Coree Cuts Back

One of the Iris Group companies resets its development efforts and fires most of its staff

August 28, 2001

2 Min Read
Coree Cuts Back

Coree Networks Inc., one of the Iris Group companies, felt the sting of the economy's slowdown this week. The majority of the New Jersey-based core switch maker's staff has been let go, Coree chairman H. Michael Zadikian told Light Reading on Tuesday. The company's development efforts have been winnowed down to a small group of engineers so Coree can preserve its cash, he says.

After deciding that the market for Coree's MPLS-based switch wouldn't open up until 2002 or 2003, Zadikian says the company's directors decided to revisit how the company was building the switch, with the idea of possibly incorporating newer components and other technologies. One key difference in Coree's development this time around, Zadikian says, will be that the company will use "off-the-shelf" switching chips rather than trying to build its own.

"We've decided to reset the program, aim for 2002 or 2003, and take advantage of [technology] advances," he says. In conjunction with its new product plans and the grim funding environment, Zadikian says, Coree began "a substantial reduction in work force."
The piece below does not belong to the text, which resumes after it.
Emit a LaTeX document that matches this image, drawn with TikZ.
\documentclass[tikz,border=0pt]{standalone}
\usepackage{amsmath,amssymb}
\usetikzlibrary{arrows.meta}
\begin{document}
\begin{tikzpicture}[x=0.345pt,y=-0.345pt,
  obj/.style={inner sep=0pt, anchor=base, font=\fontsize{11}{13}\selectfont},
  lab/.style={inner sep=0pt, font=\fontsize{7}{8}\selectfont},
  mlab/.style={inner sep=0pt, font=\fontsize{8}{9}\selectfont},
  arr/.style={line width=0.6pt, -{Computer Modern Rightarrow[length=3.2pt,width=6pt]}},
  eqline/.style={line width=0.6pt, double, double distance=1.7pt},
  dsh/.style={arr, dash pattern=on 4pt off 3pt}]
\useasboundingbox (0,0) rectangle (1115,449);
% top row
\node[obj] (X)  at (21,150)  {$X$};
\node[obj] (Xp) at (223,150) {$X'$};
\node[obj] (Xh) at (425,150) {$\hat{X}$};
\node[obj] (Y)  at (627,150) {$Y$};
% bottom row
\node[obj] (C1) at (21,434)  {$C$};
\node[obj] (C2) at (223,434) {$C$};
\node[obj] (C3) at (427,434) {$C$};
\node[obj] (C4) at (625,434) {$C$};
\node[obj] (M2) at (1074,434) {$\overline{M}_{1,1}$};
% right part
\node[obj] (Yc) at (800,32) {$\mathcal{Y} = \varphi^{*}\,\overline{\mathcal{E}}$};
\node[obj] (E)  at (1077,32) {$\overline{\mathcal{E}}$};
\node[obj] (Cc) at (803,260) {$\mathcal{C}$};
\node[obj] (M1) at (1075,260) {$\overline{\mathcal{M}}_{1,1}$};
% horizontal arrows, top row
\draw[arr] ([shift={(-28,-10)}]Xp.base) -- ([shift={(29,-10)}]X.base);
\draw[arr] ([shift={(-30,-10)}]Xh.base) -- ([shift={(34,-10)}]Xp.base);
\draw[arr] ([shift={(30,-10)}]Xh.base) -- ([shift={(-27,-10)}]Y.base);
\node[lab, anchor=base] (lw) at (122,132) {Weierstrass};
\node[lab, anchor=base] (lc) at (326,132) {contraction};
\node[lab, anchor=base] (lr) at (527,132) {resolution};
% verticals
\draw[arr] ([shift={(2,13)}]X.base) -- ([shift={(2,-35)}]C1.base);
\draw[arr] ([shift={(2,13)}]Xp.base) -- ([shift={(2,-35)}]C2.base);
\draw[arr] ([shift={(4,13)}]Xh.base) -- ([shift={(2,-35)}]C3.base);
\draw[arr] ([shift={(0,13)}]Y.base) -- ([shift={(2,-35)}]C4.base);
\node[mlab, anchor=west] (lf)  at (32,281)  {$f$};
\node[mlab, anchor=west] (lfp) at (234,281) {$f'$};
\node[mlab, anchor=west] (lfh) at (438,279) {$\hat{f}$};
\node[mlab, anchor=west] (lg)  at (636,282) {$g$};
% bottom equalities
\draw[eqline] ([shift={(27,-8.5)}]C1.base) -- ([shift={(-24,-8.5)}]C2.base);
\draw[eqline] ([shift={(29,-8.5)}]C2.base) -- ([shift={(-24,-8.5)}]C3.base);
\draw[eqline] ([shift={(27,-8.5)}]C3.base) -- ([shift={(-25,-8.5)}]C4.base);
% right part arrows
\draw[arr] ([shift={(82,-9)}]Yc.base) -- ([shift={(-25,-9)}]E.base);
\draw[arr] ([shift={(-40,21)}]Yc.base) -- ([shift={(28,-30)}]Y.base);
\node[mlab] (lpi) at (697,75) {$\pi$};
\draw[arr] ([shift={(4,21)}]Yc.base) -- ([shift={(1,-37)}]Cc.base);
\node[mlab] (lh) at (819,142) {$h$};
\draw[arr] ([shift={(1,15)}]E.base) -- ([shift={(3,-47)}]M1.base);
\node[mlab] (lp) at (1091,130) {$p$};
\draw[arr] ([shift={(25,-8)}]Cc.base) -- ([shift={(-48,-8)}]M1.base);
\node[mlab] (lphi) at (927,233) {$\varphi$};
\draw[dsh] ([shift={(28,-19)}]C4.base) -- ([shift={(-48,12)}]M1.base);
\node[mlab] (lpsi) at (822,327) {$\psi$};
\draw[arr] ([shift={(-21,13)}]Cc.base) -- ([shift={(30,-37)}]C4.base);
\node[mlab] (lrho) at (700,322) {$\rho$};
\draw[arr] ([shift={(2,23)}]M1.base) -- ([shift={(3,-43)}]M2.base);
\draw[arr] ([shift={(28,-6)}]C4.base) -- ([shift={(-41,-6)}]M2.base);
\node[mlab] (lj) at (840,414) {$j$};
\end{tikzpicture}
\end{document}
Zadikian didn't specify how many were let go. As of February 2001, when Coree announced its first funding round of $30 million, the company employed about 50 people (see Coree Networks Raises $30 Million).

Coree's investors include Hook Partners, Mayfield Fund, Sevin Rosen Funds, and Lightspeed Venture Partners (an investor in Light Reading).

"You have to adapt to the change in the market environment," Zadikian says. "If you don't, you're gonna die."

The decision to cut back at Coree also came because it was the last company formed in the Iris Group -- which includes Metera Networks Inc., Latus Lightworks Inc., and Iris Labs -- and, therefore, its product was not as far along in development.

Though they were formed and funded separately, the Iris Group companies hold to a common network vision -- dubbed the Optical Data Network Hierarchy (ODNH) -- and common network management software. The gist of ODNH is that the core stays dumb and fast, network intelligence remains at the network's edge, and wavelengths are handled in larger groups so they're easier to manage (see Iris Group Shuffles Executives and Iris Group Unveils Network Architecture).

The other companies in the Iris Group are still on track, and each expects to ship products next year, Zadikian says. There are fundraising efforts underway for each company, but Zadikian declined to go into details. He says Metera and Latus employ between 120 and 140 people each.

Zadikian also implied that none of the other Iris Group companies were in immediate financial trouble. "The companies raised a lot of money in their Series A rounds -- about twice what is normally raised."